:: Record set ::

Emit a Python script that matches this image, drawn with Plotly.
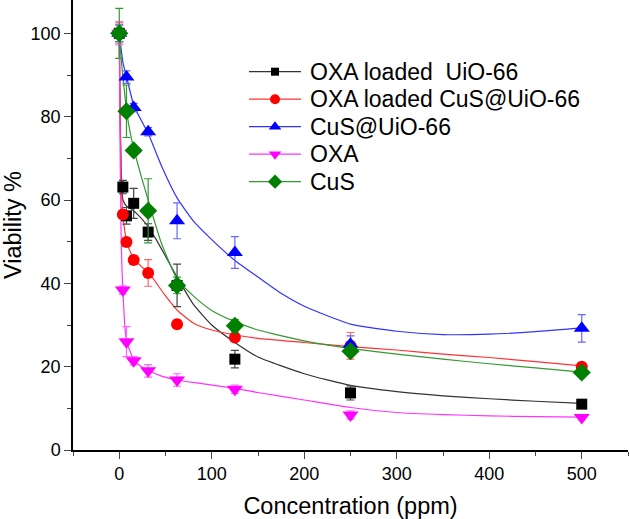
import plotly.graph_objects as go

# ---- data ----
conc = [0, 3.9, 7.8, 15.6, 31.25, 62.5, 125, 250, 500]

oxa_uio = [100, 63.1, 56.2, 59.2, 52.3, 39.5, 21.8, 13.7, 11.0]
oxa_uio_err = [2.0, 1.6, 2.0, 3.6, 2.0, 5.1, 2.1, 1.7, 1.0]

oxa_cus_uio = [100, 56.5, 49.9, 45.6, 42.5, 30.2, 27.0, 25.0, 20.0]
oxa_cus_uio_err = [2.5, 1.0, 1.0, 1.0, 3.2, 1.0, 1.0, 3.2, 0.8]

cus_uio = [100, None, 89.5, 82.2, 76.4, 55.0, 47.4, 25.4, 29.2]
cus_uio_err = [2.0, 0, 1.5, 1.0, 1.0, 4.3, 3.8, 2.0, 3.3]

oxa = [100, 38.4, 26.0, 21.4, 19.0, 16.8, 14.6, 8.4, 7.8]
oxa_err = [2.8, 1.0, 3.6, 1.0, 1.5, 1.5, 1.0, 1.0, 0.5]

cus = [100, None, 81.3, 71.9, 57.4, 39.5, 29.8, 23.7, 18.6]
cus_err = [6.0, 0, 6.3, 1.0, 7.7, 2.0, 1.5, 1.0, 0.5]

# fitted curves
fit_x_uio = [0, 1, 2, 4, 8, 12, 20, 30, 40, 50, 62.5, 80, 100, 125, 150, 200, 250, 300, 350, 400, 450, 500]
fit_uio = [100, 80, 68, 60, 58.5, 58, 56.5, 54, 50.5, 46.5, 41.5, 35, 30, 25.8, 22.3, 18.3, 15.5, 14, 13, 12.3, 11.7, 11.2]

fit_x_cus_uio_oxa = [0, 1, 2, 3, 4, 6, 8, 12, 16, 24, 32, 48, 62.5, 80, 100, 125, 150, 200, 250, 300, 350, 400, 450, 500]
fit_cus_uio_oxa = [100, 80, 66, 59, 56, 52.5, 50, 47.5, 46, 44, 42.5, 37.6, 33.6, 30.5, 28.8, 27.6, 26.8, 25.8, 24.8, 24, 23, 22.2, 21.2, 20.2]

fit_x_cus_uio = [0, 4, 8, 16, 31.25, 45, 62.5, 80, 100, 125, 150, 175, 200, 250, 300, 350, 400, 450, 500]
fit_cus_uio = [100, 93, 89.5, 82.5, 76, 68.5, 60.5, 55, 50.5, 45.5, 41.5, 37.6, 34.5, 30.2, 28.5, 27.7, 27.8, 28.4, 29.3]

fit_x_oxa = [0, 1, 2, 3, 4, 6, 8, 12, 16, 24, 32, 45, 62.5, 87.5, 125, 150, 200, 250, 300, 350, 400, 450, 500]
fit_oxa = [100, 70, 52, 43, 38, 30, 26, 23.5, 21.5, 20, 19, 17.8, 16.8, 16, 14.8, 13.8, 12, 10.2, 9.0, 8.5, 8.2, 8.0, 7.9]

fit_x_cus = [0, 2, 4, 8, 12, 16, 24, 31.25, 45, 62.5, 80, 100, 125, 150, 200, 250, 300, 350, 400, 450, 500]
fit_cus = [100, 94, 89.5, 81.2, 76, 72, 65.5, 60, 50, 41, 37, 33.5, 30.8, 28.8, 26.2, 24.4, 23, 21.8, 20.7, 19.7, 18.7]

names = ["OXA loaded  UiO-66", "OXA loaded CuS@UiO-66", "CuS@UiO-66", "OXA", "CuS"]

series = [
    (names[0], oxa_uio, oxa_uio_err, fit_x_uio, fit_uio, "#000000", "#333333", "#444444", "square", 11, 8),
    (names[1], oxa_cus_uio, oxa_cus_uio_err, fit_x_cus_uio_oxa, fit_cus_uio_oxa, "#ff0000", "#ff3333", "#ff6666", "circle", 12, 10),
    (names[2], cus_uio, cus_uio_err, fit_x_cus_uio, fit_cus_uio, "#0000ff", "#3333ff", "#6666ff", "triangle-up", 14, 11),
    (names[3], oxa, oxa_err, fit_x_oxa, fit_oxa, "#ff00ff", "#ff33ff", "#ff66ff", "triangle-down", 14, 11),
    (names[4], cus, cus_err, fit_x_cus, fit_cus, "#007f00", "#339933", "#339933", "diamond", 14, 11),
]

# legend layout (paper fractions of the plot area)
leg_rows = [0.8407, 0.7796, 0.7184, 0.6573, 0.5962]
leg_line_x = [0.3171, 0.4108]
leg_mark_x = 0.364
leg_text_x = 0.4234

fig = go.Figure()

# fit lines
for s in series:
    name, y, err, fx, fy, mc, lc, ec, sym, sz, lsz = s
    fig.add_trace(go.Scatter(x=fx, y=fy, mode="lines",
                             line=dict(color=lc, width=1.2, shape="spline", smoothing=0.5),
                             showlegend=False, hoverinfo="skip"))

# data points with error bars
for s in series:
    name, y, err, fx, fy, mc, lc, ec, sym, sz, lsz = s
    fig.add_trace(go.Scatter(x=conc, y=y, mode="markers", name=name,
                             marker=dict(symbol=sym, size=sz, color=mc, line=dict(width=0)),
                             error_y=dict(type="data", array=err, visible=True, color=ec,
                                          thickness=1.2, width=4),
                             showlegend=False))

font_family = "Liberation Sans, Arial, sans-serif"
annotations = []

# legend drawn on an overlay [0,1] axis pair
for s, ry in zip(series, leg_rows):
    name, y, err, fx, fy, mc, lc, ec, sym, sz, lsz = s
    fig.add_trace(go.Scatter(x=leg_line_x, y=[ry, ry], xaxis="x2", yaxis="y2", mode="lines",
                             line=dict(color=lc, width=1.2), showlegend=False, hoverinfo="skip"))
    fig.add_trace(go.Scatter(x=[leg_mark_x], y=[ry], xaxis="x2", yaxis="y2", mode="markers",
                             marker=dict(symbol=sym, size=lsz, color=mc, line=dict(width=0)),
                             showlegend=False, hoverinfo="skip"))
    annotations.append(dict(x=leg_text_x, y=ry, xref="paper", yref="paper", text=name,
                            showarrow=False, xanchor="left", yanchor="middle",
                            font=dict(size=23, family=font_family, color="black")))

fig.update_layout(
    width=630, height=519,
    margin=dict(l=73, r=2, t=0, b=69),
    paper_bgcolor="white", plot_bgcolor="white",
    font=dict(family=font_family, color="black", size=18),
    showlegend=False,
    annotations=annotations,
    xaxis=dict(range=[-50, 550], tick0=0, dtick=100, ticks="outside", ticklen=7, tickwidth=1.3,
               showline=True, linecolor="black", linewidth=1.5, showgrid=False, zeroline=False,
               tickfont=dict(size=18), title=dict(text="Concentration (ppm)", font=dict(size=23.5), standoff=14),
               minor=dict(dtick=50, tick0=0, ticks="outside", ticklen=4, tickwidth=1.3, showgrid=False)),
    yaxis=dict(range=[0, 108], tick0=0, dtick=20, ticks="outside", ticklen=7, tickwidth=1.3,
               showline=True, linecolor="black", linewidth=1.5, showgrid=False, zeroline=False,
               tickfont=dict(size=18), title=dict(text="Viability %", font=dict(size=23.5), standoff=12),
               minor=dict(dtick=10, tick0=0, ticks="outside", ticklen=4, tickwidth=1.3, showgrid=False)),
    xaxis2=dict(overlaying="x", range=[0, 1], visible=False, fixedrange=True),
    yaxis2=dict(overlaying="y", range=[0, 1], visible=False, fixedrange=True),
)

fig.write_html("out.html", config={"displayModeBar": False},
               post_script="document.body.style.margin='0';document.body.style.overflow='hidden';")
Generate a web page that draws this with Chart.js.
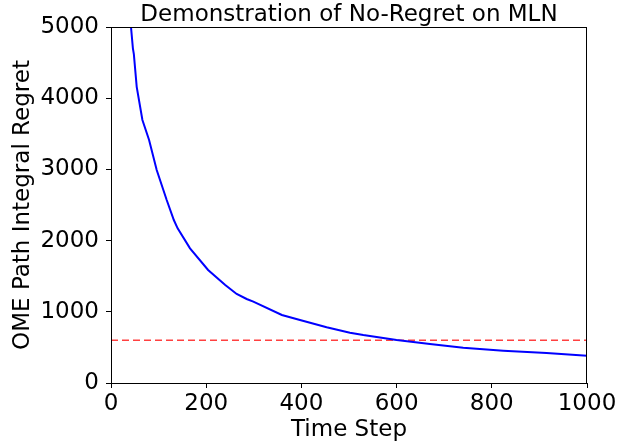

:::

Short task: Up to and including the line that contains "12.3, 11.7, 11.2]", print the records above exactly from their first line, without any pictures.

Response for this exercise:
Emit a Python script that matches this image, drawn with Plotly.
import plotly.graph_objects as go

# ---- data ----
conc = [0, 3.9, 7.8, 15.6, 31.25, 62.5, 125, 250, 500]

oxa_uio = [100, 63.1, 56.2, 59.2, 52.3, 39.5, 21.8, 13.7, 11.0]
oxa_uio_err = [2.0, 1.6, 2.0, 3.6, 2.0, 5.1, 2.1, 1.7, 1.0]

oxa_cus_uio = [100, 56.5, 49.9, 45.6, 42.5, 30.2, 27.0, 25.0, 20.0]
oxa_cus_uio_err = [2.5, 1.0, 1.0, 1.0, 3.2, 1.0, 1.0, 3.2, 0.8]

cus_uio = [100, None, 89.5, 82.2, 76.4, 55.0, 47.4, 25.4, 29.2]
cus_uio_err = [2.0, 0, 1.5, 1.0, 1.0, 4.3, 3.8, 2.0, 3.3]

oxa = [100, 38.4, 26.0, 21.4, 19.0, 16.8, 14.6, 8.4, 7.8]
oxa_err = [2.8, 1.0, 3.6, 1.0, 1.5, 1.5, 1.0, 1.0, 0.5]

cus = [100, None, 81.3, 71.9, 57.4, 39.5, 29.8, 23.7, 18.6]
cus_err = [6.0, 0, 6.3, 1.0, 7.7, 2.0, 1.5, 1.0, 0.5]

# fitted curves
fit_x_uio = [0, 1, 2, 4, 8, 12, 20, 30, 40, 50, 62.5, 80, 100, 125, 150, 200, 250, 300, 350, 400, 450, 500]
fit_uio = [100, 80, 68, 60, 58.5, 58, 56.5, 54, 50.5, 46.5, 41.5, 35, 30, 25.8, 22.3, 18.3, 15.5, 14, 13, 12.3, 11.7, 11.2]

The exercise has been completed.